SINGAPORE - Known for its pre-war architecture and heritage hawkers, Tiong Bahru is hailed by some as a slice of old Singapore.

So rustic were its charms that the neighbourhood was given conservancy status by the Urban Redevelopment Authority more than a decade ago.

It was also named as one of the top 15 coolest neighbourhoods in the world by the fashion magazine Vogue in a recent report.

Part of its lustre also comes from the quaint new eateries, cafes and shops that have popped up in the neighbourhood in recent years.

Its appeal to visitors and locals alike is probably summed up by student and hobbyist photographer Lester Ooi, 19.

The self-professed "hipster" told The New Paper yesterday: "Nowhere else in Singapore will you find elderly folk sipping kopi beside youngsters sipping espressos."
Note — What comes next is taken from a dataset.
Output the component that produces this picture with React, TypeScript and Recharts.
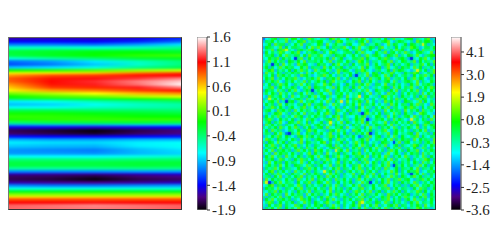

Seng Poh Residents' Committee manager Desmond Tan added to the praise: "It is a cool place. People come here because of the buildings, which are so well-preserved that you can even find shops with their new signboards under the old ones."

Swiss tourist Catherine Buholzer, 59, said she had read the rave reviews about Tiong Bahru and included a visit to the area as part of her two-week holiday here.

Said Mrs Buholzer: "It looks like an older area where Singaporeans lived before, like a slice of authentic, old Singapore."

But talk to old-timers in the neighbourhood and you get a very different picture.

When TNP told them about Vogue's listing, they were surprised.

"Where got?" asked a resident of 60 years, who wanted to be known only as Mr Tan, 89.

"I've lived here for so long and no one said (it was cool) before. It's an all right neighbourhood, that is all."

Mr Tan believes part of the reason Tiong Bahru has lost its charm is the younger residents who have moved there because of its hip appeal.

Several are foreigners who have rented homes in the neighbourhood, he said.

"In the past, there was a large group of people practising qigong in the mornings at an open space near my flat. Now, they are no longer here," he said.

Mr Oei Khie, 72, a resident of 15 years, did not mince his words over Tiong Bahru's uber hip rating.

"It's all bullshit," he exclaimed.

While the taxi driver was glad that people thought highly of his neighbourhood, he remained sceptical of the accolades.

That's because it is not the first time he has heard such praises.

Each time, he questions how people arrived at that conclusion.

Said Mr Oei: "There are books out there written about this place. There's one book called I Ate Tiong Bahru. I've read it. It's 60 per cent nonsense."